= INSTRUCTION =
Examine the entries and show every line in which the word "React" is found.

= LISTED RECORDS =

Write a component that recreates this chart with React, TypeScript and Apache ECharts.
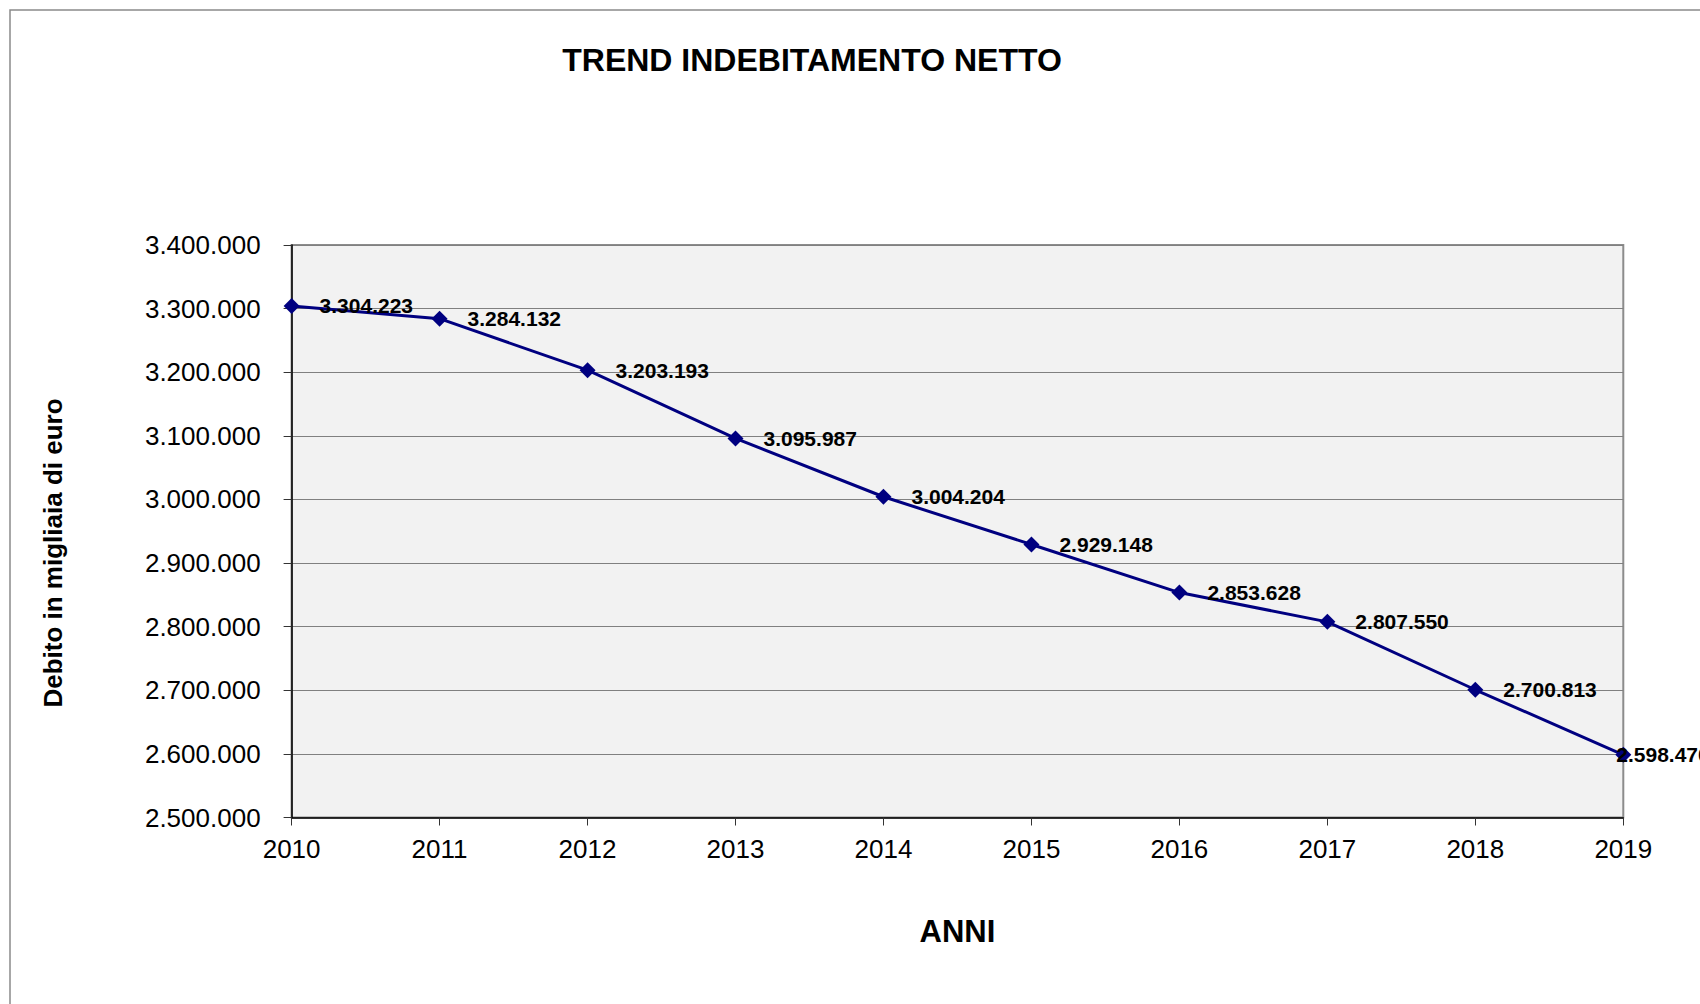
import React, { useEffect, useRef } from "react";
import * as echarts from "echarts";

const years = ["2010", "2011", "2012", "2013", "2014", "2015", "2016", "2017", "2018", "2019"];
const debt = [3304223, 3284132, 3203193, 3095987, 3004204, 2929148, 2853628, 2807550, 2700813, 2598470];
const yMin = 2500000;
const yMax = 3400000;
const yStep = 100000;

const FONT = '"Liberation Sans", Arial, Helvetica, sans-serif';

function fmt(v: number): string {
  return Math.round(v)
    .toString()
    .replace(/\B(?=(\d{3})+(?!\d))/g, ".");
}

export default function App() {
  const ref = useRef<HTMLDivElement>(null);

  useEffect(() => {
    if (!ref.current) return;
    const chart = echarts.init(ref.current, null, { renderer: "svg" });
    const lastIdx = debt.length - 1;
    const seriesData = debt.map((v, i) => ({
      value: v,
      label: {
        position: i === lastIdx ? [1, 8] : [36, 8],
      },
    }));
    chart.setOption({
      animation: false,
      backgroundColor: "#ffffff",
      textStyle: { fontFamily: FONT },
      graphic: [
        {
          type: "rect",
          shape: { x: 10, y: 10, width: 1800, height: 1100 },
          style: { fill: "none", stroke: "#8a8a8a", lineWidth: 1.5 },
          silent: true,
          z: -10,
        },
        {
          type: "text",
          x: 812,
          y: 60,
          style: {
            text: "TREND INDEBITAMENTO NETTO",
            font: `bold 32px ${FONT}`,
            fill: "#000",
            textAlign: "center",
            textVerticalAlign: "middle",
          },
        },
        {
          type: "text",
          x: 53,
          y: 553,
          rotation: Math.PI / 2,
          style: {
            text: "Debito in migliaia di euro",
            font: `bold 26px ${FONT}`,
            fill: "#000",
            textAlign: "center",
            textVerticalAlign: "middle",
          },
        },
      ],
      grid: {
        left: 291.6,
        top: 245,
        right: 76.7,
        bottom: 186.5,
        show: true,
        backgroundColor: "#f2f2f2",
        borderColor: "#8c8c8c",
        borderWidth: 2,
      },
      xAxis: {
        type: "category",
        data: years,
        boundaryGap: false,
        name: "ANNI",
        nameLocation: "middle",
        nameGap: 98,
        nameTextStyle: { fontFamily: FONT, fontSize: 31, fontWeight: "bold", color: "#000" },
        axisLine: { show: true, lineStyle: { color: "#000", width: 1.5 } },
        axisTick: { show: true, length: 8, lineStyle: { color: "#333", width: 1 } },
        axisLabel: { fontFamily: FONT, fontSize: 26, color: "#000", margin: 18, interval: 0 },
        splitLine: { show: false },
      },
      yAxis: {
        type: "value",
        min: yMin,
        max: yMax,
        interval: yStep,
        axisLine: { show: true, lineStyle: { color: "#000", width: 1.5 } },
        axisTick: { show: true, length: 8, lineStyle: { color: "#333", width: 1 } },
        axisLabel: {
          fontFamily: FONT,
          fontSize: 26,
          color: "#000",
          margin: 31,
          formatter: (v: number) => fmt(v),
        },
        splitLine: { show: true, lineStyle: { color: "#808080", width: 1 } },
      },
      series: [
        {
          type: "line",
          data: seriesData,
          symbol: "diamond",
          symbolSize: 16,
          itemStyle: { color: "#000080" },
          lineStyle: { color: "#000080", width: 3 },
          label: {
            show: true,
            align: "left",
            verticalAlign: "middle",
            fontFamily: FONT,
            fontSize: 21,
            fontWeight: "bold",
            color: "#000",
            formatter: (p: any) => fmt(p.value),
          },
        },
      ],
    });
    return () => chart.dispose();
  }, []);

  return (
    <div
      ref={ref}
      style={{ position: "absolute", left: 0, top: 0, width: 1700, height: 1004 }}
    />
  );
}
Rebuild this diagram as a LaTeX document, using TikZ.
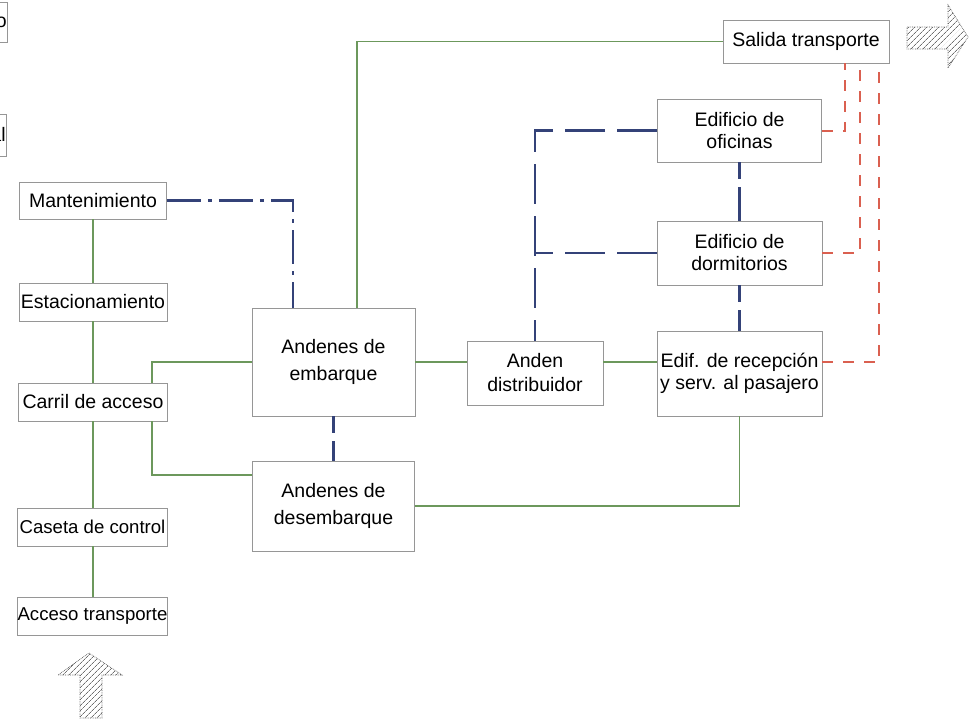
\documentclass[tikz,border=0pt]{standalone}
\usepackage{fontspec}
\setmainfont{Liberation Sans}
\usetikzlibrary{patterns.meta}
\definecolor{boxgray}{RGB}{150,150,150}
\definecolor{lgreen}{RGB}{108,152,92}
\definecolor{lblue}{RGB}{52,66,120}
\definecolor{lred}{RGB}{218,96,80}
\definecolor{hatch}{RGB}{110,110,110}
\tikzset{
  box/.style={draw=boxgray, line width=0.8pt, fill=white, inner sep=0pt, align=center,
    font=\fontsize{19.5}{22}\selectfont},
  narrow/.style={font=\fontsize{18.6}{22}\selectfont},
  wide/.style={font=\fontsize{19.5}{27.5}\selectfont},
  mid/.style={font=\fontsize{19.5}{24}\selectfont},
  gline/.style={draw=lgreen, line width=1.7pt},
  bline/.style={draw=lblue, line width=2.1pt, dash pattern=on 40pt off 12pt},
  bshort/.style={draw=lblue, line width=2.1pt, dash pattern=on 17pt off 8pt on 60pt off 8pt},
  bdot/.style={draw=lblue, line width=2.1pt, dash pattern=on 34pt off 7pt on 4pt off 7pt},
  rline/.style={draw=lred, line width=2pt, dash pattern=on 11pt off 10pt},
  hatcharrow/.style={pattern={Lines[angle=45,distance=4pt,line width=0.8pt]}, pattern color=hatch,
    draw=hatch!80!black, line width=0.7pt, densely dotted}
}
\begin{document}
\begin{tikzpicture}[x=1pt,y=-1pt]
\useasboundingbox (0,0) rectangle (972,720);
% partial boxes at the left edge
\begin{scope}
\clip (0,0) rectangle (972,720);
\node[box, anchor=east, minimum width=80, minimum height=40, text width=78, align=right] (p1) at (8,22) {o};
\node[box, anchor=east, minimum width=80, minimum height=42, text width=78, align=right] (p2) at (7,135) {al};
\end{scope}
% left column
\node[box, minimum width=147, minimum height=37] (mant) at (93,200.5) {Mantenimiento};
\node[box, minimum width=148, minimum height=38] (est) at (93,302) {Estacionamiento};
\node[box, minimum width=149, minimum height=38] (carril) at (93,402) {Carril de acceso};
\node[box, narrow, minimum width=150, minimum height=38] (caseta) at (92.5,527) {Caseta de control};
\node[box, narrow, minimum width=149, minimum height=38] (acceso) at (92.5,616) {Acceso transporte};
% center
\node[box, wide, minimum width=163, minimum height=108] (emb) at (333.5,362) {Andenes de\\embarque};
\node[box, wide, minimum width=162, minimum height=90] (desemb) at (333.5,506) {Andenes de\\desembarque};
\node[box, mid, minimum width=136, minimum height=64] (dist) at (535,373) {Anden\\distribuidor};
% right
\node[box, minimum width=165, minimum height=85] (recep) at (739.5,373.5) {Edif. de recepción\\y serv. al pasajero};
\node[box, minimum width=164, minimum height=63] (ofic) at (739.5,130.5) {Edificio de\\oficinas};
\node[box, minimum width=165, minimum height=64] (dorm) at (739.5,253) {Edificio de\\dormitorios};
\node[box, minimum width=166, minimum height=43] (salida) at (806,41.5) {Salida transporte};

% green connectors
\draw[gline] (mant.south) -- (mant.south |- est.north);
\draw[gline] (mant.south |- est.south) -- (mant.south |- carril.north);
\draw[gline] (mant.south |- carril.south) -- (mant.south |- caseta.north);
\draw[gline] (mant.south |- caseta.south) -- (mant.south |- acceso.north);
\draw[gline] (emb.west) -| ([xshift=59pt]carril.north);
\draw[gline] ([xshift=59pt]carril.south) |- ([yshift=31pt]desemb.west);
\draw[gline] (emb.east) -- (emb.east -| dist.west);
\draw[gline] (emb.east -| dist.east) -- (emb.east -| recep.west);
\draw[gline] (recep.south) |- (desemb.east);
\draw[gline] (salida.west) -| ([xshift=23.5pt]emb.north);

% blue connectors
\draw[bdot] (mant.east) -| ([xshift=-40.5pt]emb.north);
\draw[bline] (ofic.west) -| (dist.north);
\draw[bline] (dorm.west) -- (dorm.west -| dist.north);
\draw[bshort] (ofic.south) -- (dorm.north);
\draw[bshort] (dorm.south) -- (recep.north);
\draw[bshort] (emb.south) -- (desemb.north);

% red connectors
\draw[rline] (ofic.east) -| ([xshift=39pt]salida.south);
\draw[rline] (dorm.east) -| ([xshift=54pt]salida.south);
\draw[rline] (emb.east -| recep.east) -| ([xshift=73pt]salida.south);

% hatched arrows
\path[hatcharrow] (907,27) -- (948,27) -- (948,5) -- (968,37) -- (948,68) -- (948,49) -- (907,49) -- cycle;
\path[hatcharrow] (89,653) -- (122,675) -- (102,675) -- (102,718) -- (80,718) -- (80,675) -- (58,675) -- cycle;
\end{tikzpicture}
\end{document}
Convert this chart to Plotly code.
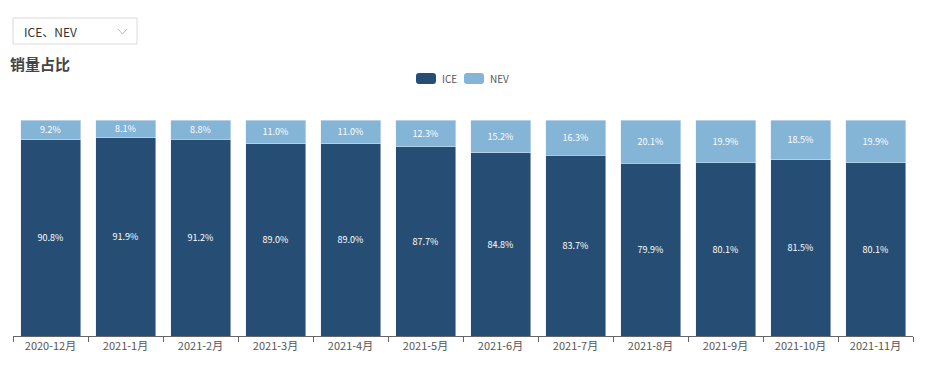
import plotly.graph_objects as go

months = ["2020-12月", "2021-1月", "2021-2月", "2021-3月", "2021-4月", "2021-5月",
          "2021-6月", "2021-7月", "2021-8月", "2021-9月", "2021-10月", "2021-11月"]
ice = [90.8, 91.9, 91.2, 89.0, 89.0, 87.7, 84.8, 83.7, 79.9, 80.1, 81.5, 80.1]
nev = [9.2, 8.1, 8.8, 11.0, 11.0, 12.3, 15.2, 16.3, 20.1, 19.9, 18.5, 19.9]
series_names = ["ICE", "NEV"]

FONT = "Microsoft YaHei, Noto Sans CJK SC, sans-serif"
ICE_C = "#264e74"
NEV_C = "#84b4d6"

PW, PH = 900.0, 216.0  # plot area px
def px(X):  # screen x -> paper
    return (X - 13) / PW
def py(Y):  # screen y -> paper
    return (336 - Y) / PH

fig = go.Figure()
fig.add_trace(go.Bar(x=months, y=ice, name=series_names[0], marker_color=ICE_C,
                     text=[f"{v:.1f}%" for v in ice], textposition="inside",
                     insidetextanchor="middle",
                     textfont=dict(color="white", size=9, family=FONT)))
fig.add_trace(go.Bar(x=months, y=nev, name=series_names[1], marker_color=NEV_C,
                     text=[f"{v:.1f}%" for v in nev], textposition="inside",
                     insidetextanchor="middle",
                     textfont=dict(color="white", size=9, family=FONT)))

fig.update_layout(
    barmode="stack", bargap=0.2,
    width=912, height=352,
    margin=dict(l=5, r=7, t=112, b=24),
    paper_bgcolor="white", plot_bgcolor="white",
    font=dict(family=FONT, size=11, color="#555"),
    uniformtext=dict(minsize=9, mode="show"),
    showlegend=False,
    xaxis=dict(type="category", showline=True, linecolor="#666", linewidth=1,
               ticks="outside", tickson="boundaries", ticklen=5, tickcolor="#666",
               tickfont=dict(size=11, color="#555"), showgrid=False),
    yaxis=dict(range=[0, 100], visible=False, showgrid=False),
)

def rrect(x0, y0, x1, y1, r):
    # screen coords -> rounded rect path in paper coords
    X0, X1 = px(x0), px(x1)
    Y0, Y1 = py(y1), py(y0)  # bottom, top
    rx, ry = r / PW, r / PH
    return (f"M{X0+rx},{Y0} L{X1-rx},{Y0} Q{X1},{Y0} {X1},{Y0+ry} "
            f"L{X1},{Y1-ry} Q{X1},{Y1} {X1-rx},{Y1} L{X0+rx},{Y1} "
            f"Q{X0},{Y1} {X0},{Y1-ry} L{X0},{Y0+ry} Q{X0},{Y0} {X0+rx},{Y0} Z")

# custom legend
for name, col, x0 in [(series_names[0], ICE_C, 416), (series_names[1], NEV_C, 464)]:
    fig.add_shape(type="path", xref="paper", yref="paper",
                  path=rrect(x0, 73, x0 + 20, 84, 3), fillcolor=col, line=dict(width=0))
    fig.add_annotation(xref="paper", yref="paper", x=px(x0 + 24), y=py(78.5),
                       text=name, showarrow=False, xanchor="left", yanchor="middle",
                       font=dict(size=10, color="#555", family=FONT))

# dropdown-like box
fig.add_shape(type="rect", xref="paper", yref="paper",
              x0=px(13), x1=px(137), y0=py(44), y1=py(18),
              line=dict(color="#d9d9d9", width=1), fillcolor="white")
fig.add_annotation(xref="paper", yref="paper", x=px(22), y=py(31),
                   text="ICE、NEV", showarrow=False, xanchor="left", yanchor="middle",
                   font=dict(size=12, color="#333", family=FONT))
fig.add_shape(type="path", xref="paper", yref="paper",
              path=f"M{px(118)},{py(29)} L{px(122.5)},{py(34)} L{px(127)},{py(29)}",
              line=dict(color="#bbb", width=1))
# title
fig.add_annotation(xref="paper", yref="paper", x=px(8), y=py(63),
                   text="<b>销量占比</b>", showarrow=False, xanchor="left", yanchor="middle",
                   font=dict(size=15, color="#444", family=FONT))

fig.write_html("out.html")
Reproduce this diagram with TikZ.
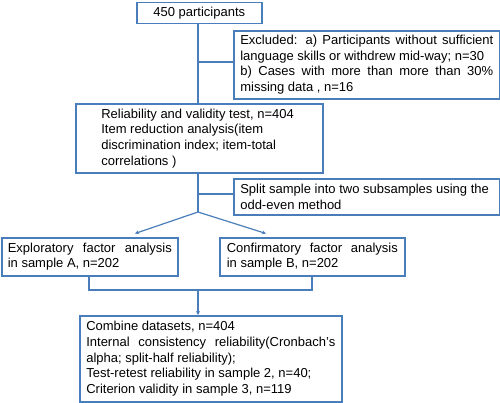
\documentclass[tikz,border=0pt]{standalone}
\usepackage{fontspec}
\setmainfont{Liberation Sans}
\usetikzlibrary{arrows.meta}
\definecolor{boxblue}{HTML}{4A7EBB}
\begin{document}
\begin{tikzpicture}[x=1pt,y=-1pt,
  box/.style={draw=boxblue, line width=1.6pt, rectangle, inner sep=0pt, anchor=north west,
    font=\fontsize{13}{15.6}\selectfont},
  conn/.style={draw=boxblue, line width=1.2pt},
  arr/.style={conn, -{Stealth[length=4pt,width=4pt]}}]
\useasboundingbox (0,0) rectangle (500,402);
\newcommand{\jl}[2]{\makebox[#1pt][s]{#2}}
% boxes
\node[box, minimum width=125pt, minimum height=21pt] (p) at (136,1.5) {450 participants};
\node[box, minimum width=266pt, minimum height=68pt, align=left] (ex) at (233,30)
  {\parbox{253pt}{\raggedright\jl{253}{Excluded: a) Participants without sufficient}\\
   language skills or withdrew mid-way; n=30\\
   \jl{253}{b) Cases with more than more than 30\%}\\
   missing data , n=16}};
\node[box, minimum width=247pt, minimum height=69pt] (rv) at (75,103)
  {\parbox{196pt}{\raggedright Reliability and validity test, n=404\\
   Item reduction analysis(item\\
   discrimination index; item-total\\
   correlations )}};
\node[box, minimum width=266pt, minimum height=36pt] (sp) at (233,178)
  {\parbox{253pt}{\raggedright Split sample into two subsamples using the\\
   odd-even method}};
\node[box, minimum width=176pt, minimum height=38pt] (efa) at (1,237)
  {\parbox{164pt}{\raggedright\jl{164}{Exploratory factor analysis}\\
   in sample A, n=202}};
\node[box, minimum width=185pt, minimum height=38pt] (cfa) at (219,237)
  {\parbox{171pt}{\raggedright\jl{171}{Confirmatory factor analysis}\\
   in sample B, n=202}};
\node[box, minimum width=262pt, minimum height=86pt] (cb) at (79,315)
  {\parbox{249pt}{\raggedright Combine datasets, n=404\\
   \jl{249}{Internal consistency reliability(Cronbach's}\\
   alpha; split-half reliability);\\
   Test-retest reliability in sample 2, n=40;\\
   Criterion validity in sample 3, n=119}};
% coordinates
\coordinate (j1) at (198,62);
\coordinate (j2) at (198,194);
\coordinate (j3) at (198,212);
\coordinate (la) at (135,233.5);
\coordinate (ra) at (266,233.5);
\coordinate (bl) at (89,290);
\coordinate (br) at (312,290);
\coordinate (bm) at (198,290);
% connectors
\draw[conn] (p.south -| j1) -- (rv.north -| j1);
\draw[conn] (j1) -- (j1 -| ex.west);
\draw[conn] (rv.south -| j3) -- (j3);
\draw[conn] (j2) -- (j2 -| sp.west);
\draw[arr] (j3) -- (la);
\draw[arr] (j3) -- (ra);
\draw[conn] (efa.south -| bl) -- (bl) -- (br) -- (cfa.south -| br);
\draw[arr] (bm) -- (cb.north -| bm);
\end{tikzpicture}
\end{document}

= ANSWER TO THE PROBLEM =
Write a component that recreates this chart with React, TypeScript and Apache ECharts.
import React, { useEffect, useRef } from "react";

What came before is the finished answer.